The Classic Car Show / Influence Associates
There will be no setting fire to old cars, no driving them into the sea or deafening pyrotechnics – these are the words of Quentin Willson – one of the presenters for new Channel 5 programme, The Classic Car Show.
This new car show will focus on both multi-million pound thoroughbreds and models that can be bought for a mere £5,000, looking into not only the cars, but also the history and culture surrounding these old machines.
We caught up with Quentin at the launch of The Classic Car Show, which will air every Thursday at 7pm from today onwards, to find out exactly what we can expect from this glossy big budget car production.
What makes The Classic Car Show stand out from other old car shows?
What you see on screen is what we believe is the distillation of a proper proper old car programme. We wanted to take a hobbyist genre and move it into the mainstream and show people that these cars are beautiful and that they're beautiful to drive.
It is the best job in the world and remarkably, people pay us to do this. There is, trust me, no hardship in what we do!
We like to say that it's a car that makes you feel better at the end of your journey than when you started. I hate all these formulaic "it's got to begin in 1946..." and all that crap. It is a car that radiates this allure, this charisma, that is special, distinctive and separate.
Which car from the series stands out for you?
The one car that is head and shoulders above the rest in terms of "I want that and I want it now" had to be Keith Richards' 246 Ferrari Dino. Absolute little poppet of a car. He cared for the car better than himself and he had it for 15 years – it's immaculate.
We drove it all around Monaco, with these Bentleys and these Ferrari 458s and Veyrons and the Dino just shone out in its own shaft of gold. Every time I drove over a bump there was this fine dust coming from the headlining, which I thought was just glue – but it was nicotine powder. £250,000 was paid for that car at auction, but I would gladly have driven it home.
What was your favourite moment from filming the series?

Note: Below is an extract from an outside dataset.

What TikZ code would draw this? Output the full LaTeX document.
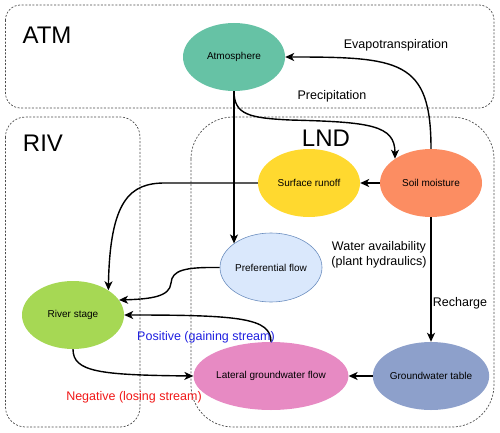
\documentclass[tikz,border=0pt]{standalone}
\usepackage{fontspec}
\setmainfont{Liberation Sans}
\usetikzlibrary{arrows.meta,shapes.geometric}
\definecolor{catm}{HTML}{66C2A5}
\definecolor{crun}{HTML}{FFD92F}
\definecolor{csoil}{HTML}{FC8D62}
\definecolor{cpref}{HTML}{DAE8FC}
\definecolor{cprefd}{HTML}{6C8EBF}
\definecolor{criv}{HTML}{A6D854}
\definecolor{clat}{HTML}{E78AC3}
\definecolor{cgw}{HTML}{8DA0CB}
\definecolor{cpos}{HTML}{1F1FE0}
\definecolor{cneg}{HTML}{F01818}
\begin{document}
\begin{tikzpicture}[x=1pt,y=-1pt,
  region/.style={draw=black!70, dash pattern=on 2pt off 1.6pt, line width=0.7pt},
  proc/.style={ellipse, inner sep=0pt, minimum width=102pt, minimum height=68pt,
    font=\fontsize{10}{12}\selectfont},
  flow/.style={line width=1.4pt, -{Stealth[length=9pt,width=8pt,inset=2.5pt]}},
  lbl/.style={font=\fontsize{12.5}{15}\selectfont, align=center, inner sep=0pt},
  big/.style={font=\fontsize{24}{28}\selectfont, inner sep=0pt}]
\useasboundingbox (0,0) rectangle (500,433);
% regions
\draw[region, rounded corners=15pt] (5.5,5) rectangle (494,108);
\draw[region, rounded corners=20pt] (5.5,117) rectangle (140,427);
\draw[region, rounded corners=42pt] (191,117) rectangle (494,427);
\node[big] (tatm) at (47,35) {ATM};
\node[big] (triv) at (43,143) {RIV};
\node[big] (tlnd) at (326,138) {LND};
% nodes
\node[proc, fill=catm] (atm) at (234,57) {Atmosphere};
\node[proc, fill=crun] (run) at (309,183) {Surface runoff};
\node[proc, fill=csoil] (soil) at (431,183) {Soil moisture};
\node[proc, fill=cpref, draw=cprefd, line width=0.6pt, minimum height=69pt] (pref) at (271,267.5) {Preferential flow};
\node[proc, fill=criv] (rs) at (73,315) {River stage};
\node[proc, fill=clat, minimum width=118pt] (lat) at (271,376) {Lateral groundwater flow};
\node[proc, fill=cgw] (gw) at (431,376) {Groundwater table};
% connectors
\draw[flow] (soil.north) .. controls (431,60) and (400,57) .. (atm.east);
\draw[flow] (atm.south) .. controls (234,115) and (250,118) .. (290,120)
  .. controls (370,122) and (395,125) .. (soil.146);
\draw[flow] (atm.south) -- (atm.south |- pref.147);
\draw[flow] (soil.west) -- (run.east);
\draw[flow] (run.west) -- (165,183) .. controls (130,183) and (110,200) .. (rs.35);
\draw[flow] (pref.west) .. controls (185,267) and (172,270) .. (171,283)
  .. controls (170,297) and (150,299) .. (rs.18);
\draw[flow] (lat.north) .. controls (271,318) and (240,315) .. (rs.east);
\draw[flow] (rs.south) .. controls (73,372) and (100,375) .. (lat.west);
\draw[flow] (gw.west) -- (lat.east);
\draw[flow] (soil.south) -- (gw.north);
% labels
\node[lbl] (let) at (396,45) {Evapotranspiration};
\node[lbl] (lpr) at (332,96) {Precipitation};
\node[lbl] (lwa) at (379,255) {Water availability\\(plant hydraulics)};
\node[lbl] (lre) at (460,303) {Recharge};
\node[lbl, text=cpos] (lpos) at (206,337) {Positive (gaining stream)};
\node[lbl, text=cneg] (lneg) at (134,397) {Negative (losing stream)};
\end{tikzpicture}
\end{document}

Probably our drive from LA to San Franciso, where we stopped at the side of the road because there was this clutch of old cars outside this house – and Jodie knocked on the door – and we go in there and this bloke's got all these rusting old hulks in his back garden – Thunderbirds, Dodge Singers, Camaro SSs, the lot, and he just says, "yes, come and have a look."
How did you choose the cars to feature in the show?
We all sat down and said, "what are the great cars that we need to feature?" You come up with this enormously huge list of about 50, so then you whittle it down. You take landmark cars like the Ford Mustang or the Rolls Royce Corniche or the Ferrari Dino or Testarossa and the Mini and try to get that balance.
Are there any real curveballs that people won't be expecting?
Yes. You wouldn't think that we would do a Triumph TR7. But it's absolutely right to be there. You wouldn't think that we would be doing a Range Rover. Because it's too new. There will be surprises.
Do you think that there's scope in this becoming a multi-series production?
This is absolutely multi-series, yes. And we're talking about second series now, pre-production, so I want this to be a long-runner. We've done 13 one hour programmes and we haven't even scratched the surface. That list that we've got that is miles long – we keep adding new models to it.
There's so much to say – not just about the cars – but the people, the way the market develops, the prices, how you look after classic cars, how you modernise them. We could be doing this for the next 10 years quite happily.
We're in that wonderful place at the moment where you can go out tomorrow and buy an MGB and keep that for three years and get your money back and a bit more – so it's free. Classic cars can be free. How exciting is that? And if you've got enough money to go out and buy a Ferrari Dino for £200,000, not only will it be free, you'll earn yourself 100 grand in the process.